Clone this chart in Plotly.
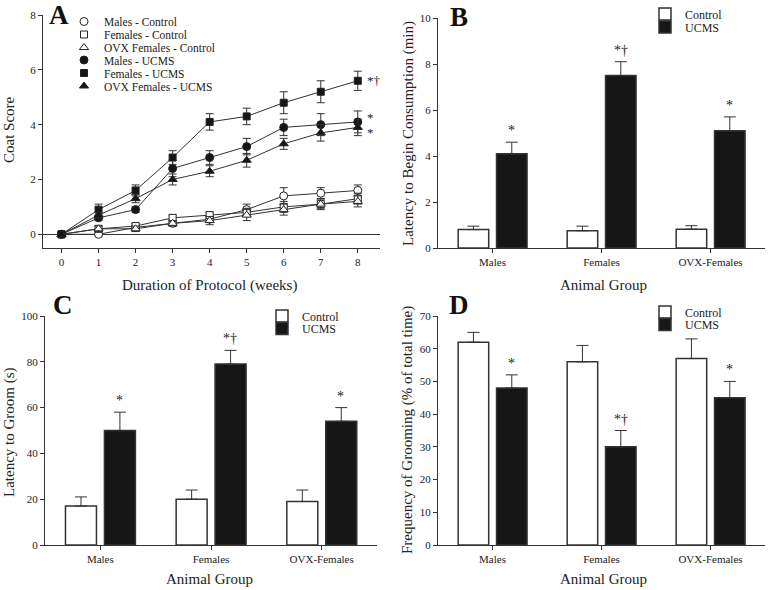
import plotly.graph_objects as go

# ---------------- Data ----------------
weeks = [0, 1, 2, 3, 4, 5, 6, 7, 8]
males_ctrl = [0, 0, 0.25, 0.4, 0.55, 0.9, 1.4, 1.5, 1.6]
males_ctrl_err = [0, 0.05, 0.05, 0.1, 0.1, 0.2, 0.3, 0.2, 0.2]
fem_ctrl = [0, 0.2, 0.3, 0.6, 0.7, 0.8, 1.0, 1.1, 1.3]
fem_ctrl_err = [0, 0.1, 0.1, 0.1, 0.1, 0.15, 0.2, 0.2, 0.2]
ovx_ctrl = [0, 0.2, 0.2, 0.4, 0.5, 0.7, 0.9, 1.1, 1.2]
ovx_ctrl_err = [0, 0.1, 0.1, 0.1, 0.15, 0.2, 0.2, 0.15, 0.2]
males_ucms = [0, 0.6, 0.9, 2.4, 2.8, 3.2, 3.9, 4.0, 4.1]
males_ucms_err = [0, 0.1, 0.1, 0.3, 0.25, 0.3, 0.3, 0.4, 0.4]
fem_ucms = [0, 0.9, 1.6, 2.8, 4.1, 4.3, 4.8, 5.2, 5.6]
fem_ucms_err = [0, 0.2, 0.2, 0.25, 0.3, 0.3, 0.4, 0.4, 0.35]
ovx_ucms = [0, 0.7, 1.3, 2.0, 2.3, 2.7, 3.3, 3.7, 3.9]
ovx_ucms_err = [0, 0.1, 0.15, 0.2, 0.2, 0.25, 0.2, 0.3, 0.3]

groups = ["Males", "Females", "OVX-Females"]

b_ctrl = [0.8, 0.75, 0.82]
b_ctrl_err = [0.15, 0.2, 0.15]
b_ucms = [4.1, 7.5, 5.1]
b_ucms_err = [0.5, 0.6, 0.6]
b_marks = ["*", "*†", "*"]

c_ctrl = [17, 20, 19]
c_ctrl_err = [4, 4, 5]
c_ucms = [50, 79, 54]
c_ucms_err = [8, 6, 6]
c_marks = ["*", "*†", "*"]

d_ctrl = [62, 56, 57]
d_ctrl_err = [3, 5, 6]
d_ucms = [48, 30, 45]
d_ucms_err = [4, 5, 5]
d_marks = ["*", "*†", "*"]

a_marks = ["*†", "*", "*"]  # Females, Males, OVX UCMS at week 8

# ---------------- Styles ----------------
W, H = 770, 590
SERIF = "Liberation Serif"
INK = "#222222"
LINE = "#333333"
BAR_BLACK = "#161616"


def px(x):
    return x / W


def py(y):
    return 1 - y / H


fig = go.Figure()

# ---------------- Panel A ----------------
a_series = [
    ("Males - Control", males_ctrl, males_ctrl_err, "circle", "white", 8),
    ("Females - Control", fem_ctrl, fem_ctrl_err, "square", "white", 7),
    ("OVX Females - Control", ovx_ctrl, ovx_ctrl_err, "triangle-up", "white", 8),
    ("Males - UCMS", males_ucms, males_ucms_err, "circle", BAR_BLACK, 8),
    ("Females - UCMS", fem_ucms, fem_ucms_err, "square", BAR_BLACK, 7),
    ("OVX Females - UCMS", ovx_ucms, ovx_ucms_err, "triangle-up", BAR_BLACK, 8),
]
a_leg_y = [21.5, 34.5, 47.5, 60, 73, 86]
# connecting lines first (no legend)
for name, vals, errs, sym, fill, sz in a_series:
    fig.add_trace(go.Scatter(
        x=weeks, y=vals, name=name, mode="lines", showlegend=False,
        line=dict(color=LINE, width=1), xaxis="x", yaxis="y", hoverinfo="skip",
    ))
# markers + error bars with legend entries
for i, (name, vals, errs, sym, fill, sz) in enumerate(a_series):
    lg = "legend" if i == 0 else f"legend{i+1}"
    fig.add_trace(go.Scatter(
        x=weeks, y=vals, name=name, mode="markers",
        marker=dict(symbol=sym, size=sz, color=fill, line=dict(color=INK, width=1)),
        error_y=dict(type="data", array=errs, color=LINE, thickness=1, width=4),
        xaxis="x", yaxis="y", legend=lg, showlegend=True,
    ))

# ---------------- Bar panels ----------------
bar_panels = [
    ("x2", "y2", b_ctrl, b_ctrl_err, b_ucms, b_ucms_err, 7),
    ("x3", "y3", c_ctrl, c_ctrl_err, c_ucms, c_ucms_err, 9),
    ("x4", "y4", d_ctrl, d_ctrl_err, d_ucms, d_ucms_err, 11),
]
for xa, ya, cv, ce, uv, ue, lgi in bar_panels:
    fig.add_trace(go.Bar(
        x=groups, y=cv, name="Control", width=0.28, offset=-0.315,
        marker=dict(color="white", line=dict(color=LINE, width=1.5)),
        error_y=dict(type="data", array=ce, arrayminus=[0] * len(ce), symmetric=False,
                     color=LINE, thickness=1, width=6),
        xaxis=xa, yaxis=ya, legend=f"legend{lgi}", showlegend=True,
    ))
    fig.add_trace(go.Bar(
        x=groups, y=uv, name="UCMS", width=0.28, offset=0.037,
        marker=dict(color=BAR_BLACK, line=dict(color=LINE, width=1.5)),
        error_y=dict(type="data", array=ue, arrayminus=[0] * len(ue), symmetric=False,
                     color=LINE, thickness=1, width=6),
        xaxis=xa, yaxis=ya, legend=f"legend{lgi+1}", showlegend=True,
    ))

# ---------------- Axes ----------------
tickfont = dict(family=SERIF, size=11, color=INK)


def axis(domain, anchor, **kw):
    d = dict(domain=domain, anchor=anchor, showline=True, linecolor=LINE, linewidth=1,
             ticks="outside", ticklen=4, tickwidth=1, tickcolor=LINE, showgrid=False,
             zeroline=False, tickfont=tickfont, automargin=False)
    d.update(kw)
    return d


xA = [px(43), px(380)]
yA = [py(248), py(15)]
xB = [px(438), px(765)]
yB = [py(248), py(18)]
xC = [px(45), px(377)]
yC = [py(545), py(316)]
xD = [px(438), px(765)]
yD = [py(545), py(316)]

layout = dict(
    width=W, height=H, margin=dict(l=0, r=0, t=0, b=0, autoexpand=False),
    paper_bgcolor="white", plot_bgcolor="white",
    font=dict(family=SERIF, color=INK),
    barmode="overlay", showlegend=True,
    xaxis=axis(xA, "y", range=[-0.5, 8.6], tickvals=weeks),
    yaxis=axis(yA, "x", range=[-0.5, 8], tickvals=[0, 2, 4, 6, 8],
               zeroline=True, zerolinecolor=LINE, zerolinewidth=1),
    xaxis2=axis(xB, "y2", range=[-0.5, 2.5], type="category"),
    yaxis2=axis(yB, "x2", range=[0, 10], tickvals=[0, 2, 4, 6, 8, 10]),
    xaxis3=axis(xC, "y3", range=[-0.5, 2.5], type="category"),
    yaxis3=axis(yC, "x3", range=[0, 100], tickvals=[0, 20, 40, 60, 80, 100]),
    xaxis4=axis(xD, "y4", range=[-0.5, 2.5], type="category"),
    yaxis4=axis(yD, "x4", range=[0, 70], tickvals=[0, 10, 20, 30, 40, 50, 60, 70]),
)


def leg(x, y, size=11.5):
    return dict(x=px(x), y=py(y), xanchor="left", yanchor="middle",
                bgcolor="rgba(0,0,0,0)", borderwidth=0,
                font=dict(family=SERIF, size=size, color=INK), tracegroupgap=0)


for i, yy in enumerate(a_leg_y):
    key = "legend" if i == 0 else f"legend{i+1}"
    layout[key] = leg(64, yy)
layout["legend7"] = leg(645, 14, 12)
layout["legend8"] = leg(645, 27, 12)
layout["legend9"] = leg(262, 316, 12)
layout["legend10"] = leg(262, 328.5, 12)
layout["legend11"] = leg(645, 312, 12)
layout["legend12"] = leg(645, 324.5, 12)

fig.update_layout(**layout)

# ---------------- Annotations ----------------
ann = []
title_font = dict(family=SERIF, size=15, color=INK)
# panel letters
for letter, x, y in [("A", 59, 15), ("B", 459, 17), ("C", 63, 305), ("D", 459, 305)]:
    ann.append(dict(text=f"<b>{letter}</b>", x=px(x), y=py(y), xref="paper", yref="paper",
                    showarrow=False, xanchor="center", yanchor="middle",
                    font=dict(family=SERIF, size=27, color="#111111")))
# axis titles
for text, x, y, ang in [
    ("Coat Score", 9, 130, -90),
    ("Duration of Protocol (weeks)", 210, 285, 0),
    ("Latency to Begin Consumption (min)", 408, 133, -90),
    ("Animal Group", 603, 285, 0),
    ("Latency to Groom (s)", 9, 432, -90),
    ("Animal Group", 210, 579, 0),
    ("Frequency of Grooming (% of total time)", 408, 430, -90),
    ("Animal Group", 603, 579, 0),
]:
    ann.append(dict(text=text, x=px(x), y=py(y), xref="paper", yref="paper",
                    showarrow=False, xanchor="center", yanchor="middle",
                    textangle=ang, font=title_font))

# significance marks, panel A (at week 8)
for mark, vals, ys in zip(a_marks, [fem_ucms, males_ucms, ovx_ucms], [0, 4, -5]):
    ann.append(dict(text=mark, x=weeks[-1], y=vals[-1], xref="x", yref="y",
                    showarrow=False, xanchor="left", yanchor="middle", xshift=7, yshift=ys,
                    font=dict(family=SERIF, size=13, color=INK)))
# significance marks, bar panels
for (xa, ya, cv, ce, uv, ue, _), marks in zip(bar_panels, [b_marks, c_marks, d_marks]):
    for g, v, e, m in zip(groups, uv, ue, marks):
        ann.append(dict(text=m, x=g, y=v + e, xref=xa, yref=ya, xshift=0.177 * 109,
                        showarrow=False, xanchor="center", yanchor="bottom", yshift=2,
                        font=dict(family=SERIF, size=14, color=INK)))

fig.update_layout(annotations=ann)

fig.write_html("out.html", config={"displayModeBar": False},
               post_script="document.body.style.margin='0px';document.body.style.overflow='hidden';")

*Given instruction*
With all pictures left out, please transcribe exactly the lines from the start of the material through the line with "import plotly.graph_objects as go".

*Full output*
Clone this chart in Plotly.
import plotly.graph_objects as go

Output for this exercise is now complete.